After putting on a clean white shirt, a neatly knotted tie and his work suit, he wandered out to the front gate to collect the milk and morning papers. As always, his shoes had been carefully polished the night before and he avoided the damp grass bordering the concrete driveway of the three-bedroom weatherboard house he had bought with a war service loan. Droplets of dew were beading on the roofs and bonnets of the two cars in the driveway, a small pale blue Datsun station wagon and Rebecca’s green and even smaller Mini Cooper.
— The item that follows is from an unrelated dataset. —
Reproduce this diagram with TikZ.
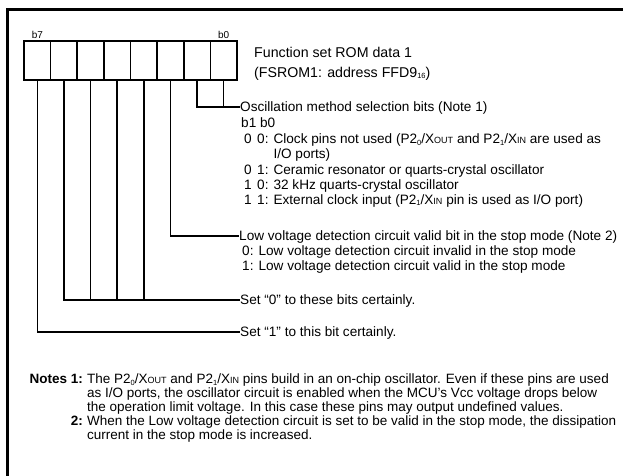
\documentclass[tikz,border=0pt]{standalone}
\usepackage{fontspec}
\setmainfont{Liberation Sans}
\newcommand{\sbs}[1]{\raisebox{-0.2ex}{\fontsize{7.5}{7.5}\selectfont #1}}
\newcommand{\smc}[1]{{\fontsize{9}{9}\selectfont #1}}
\begin{document}
\begin{tikzpicture}[x=1pt,y=-1pt,
  lab/.style={anchor=west, inner sep=0pt, text height=9.6pt, text depth=0pt, font=\fontsize{13.6}{15}\selectfont},
  note/.style={anchor=west, inner sep=0pt, text height=9.5pt, text depth=0pt, font=\fontsize{13.5}{14}\selectfont},
  notenum/.style={note, anchor=east, font=\fontsize{13.5}{14}\selectfont\bfseries},
  cell/.style={draw, line width=1.7pt, minimum width=26.625pt, minimum height=39pt, inner sep=0pt},
  bitlab/.style={anchor=south, inner sep=1pt, font=\fontsize{10}{10}\selectfont},
  wire/.style={line width=1.5pt}]
\useasboundingbox (0,0) rectangle (623,475);
\begin{scope}
  \clip (0,0) rectangle (623,475);
  \draw[line width=3pt] (7,9.5) rectangle (700,600);
\end{scope}
% register cells
\foreach \i in {0,...,7}
  \node[cell] (c\i) at ({237-13.3125-26.625*\i},60.5) {};
\node[bitlab] (b7) at (c7.north) {b7};
\node[bitlab] (b0) at (c0.north) {b0};
% title
\node[lab, font=\fontsize{14.2}{16}\selectfont] (t1) at (254,52.5) {Function set ROM data 1};
\node[lab, font=\fontsize{14.2}{16}\selectfont] (t2) at (254,72.5) {(FSROM1: address FFD9\sbs{16})};
% oscillation block
\node[lab] (osc) at (240,107) {Oscillation method selection bits (Note 1)};
\node[lab] (bb) at (241,123) {b1 b0};
\node[lab] (a00) at (244,139) {0};
\node[lab] (d00) at (257,139) {0: Clock pins not used (P2\sbs{0}/X\smc{OUT} and P2\sbs{1}/X\smc{IN} are used as};
\node[lab] (d00b) at (257,154) {\phantom{0: }I/O ports)};
\node[lab] (a01) at (244,169.5) {0};
\node[lab] (d01) at (257,169.5) {1: Ceramic resonator or quarts-crystal oscillator};
\node[lab] (a10) at (244,184.5) {1};
\node[lab] (d10) at (257,184.5) {0: 32 kHz quarts-crystal oscillator};
\node[lab] (a11) at (244,199.5) {1};
\node[lab] (d11) at (257,199.5) {1: External clock input (P2\sbs{1}/X\smc{IN} pin is used as I/O port)};
% low voltage block
\node[lab] (lowv) at (239,236) {Low voltage detection circuit valid bit in the stop mode (Note 2)};
\node[lab] (lv0) at (242,251) {0: Low voltage detection circuit invalid in the stop mode};
\node[lab] (lv1) at (242,266) {1: Low voltage detection circuit valid in the stop mode};
% set bits
\node[lab] (set0) at (240,300) {Set “0” to these bits certainly.};
\node[lab] (set1) at (240,332) {Set “1” to this bit certainly.};
% connectors
\draw[wire] (c1.south) |- (osc.west);
\draw[wire] (c0.south) -- (c0.south |- osc.west);
\draw[wire] (c2.south) |- (lowv.west);
\draw[wire] (c6.south) |- (set0.west);
\foreach \i in {3,4,5} \draw[wire] (c\i.south) -- (c\i.south |- set0.west);
\draw[wire] (c7.south) |- (set1.west);
% notes
\node[notenum] (n1) at (83,379) {Notes 1:};
\node[note] (n1a) at (87,379) {The P2\sbs{0}/X\smc{OUT} and P2\sbs{1}/X\smc{IN} pins build in an on-chip oscillator. Even if these pins are used};
\node[note] (n1b) at (87,393) {as I/O ports, the oscillator circuit is enabled when the MCU’s Vcc voltage drops below};
\node[note] (n1c) at (87,407) {the operation limit voltage. In this case these pins may output undefined values.};
\node[notenum] (n2) at (83,421) {2:};
\node[note] (n2a) at (87,421) {When the Low voltage detection circuit is set to be valid in the stop mode, the dissipation};
\node[note] (n2b) at (87,435) {current in the stop mode is increased.};
\end{tikzpicture}
\end{document}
Back inside the house Berlin put both foil-capped milk bottles in the fridge next to a three quarters-full bottle from the day before. He filled the kettle and put it on the gas burner. Two slices of yesterday’s bread went into the toaster. While he waited he checked the front pages of both The Age and The Sun for any news of far-off battles. For now it seemed the world was quiet, which made him happy. In local news the judicial inquiry into police corruption under Justice Llewellyn Luscombe was into its third month. The inquiry would decide if there were grounds for a royal commission into police corruption. Berlin, like any decent copper, could tell them a royal commission was needed and long overdue but also that it would never ever happen. Too many powerful people had too much to hide. He had to squint to read the tiny type of the weather forecast. It said to expect a nice day.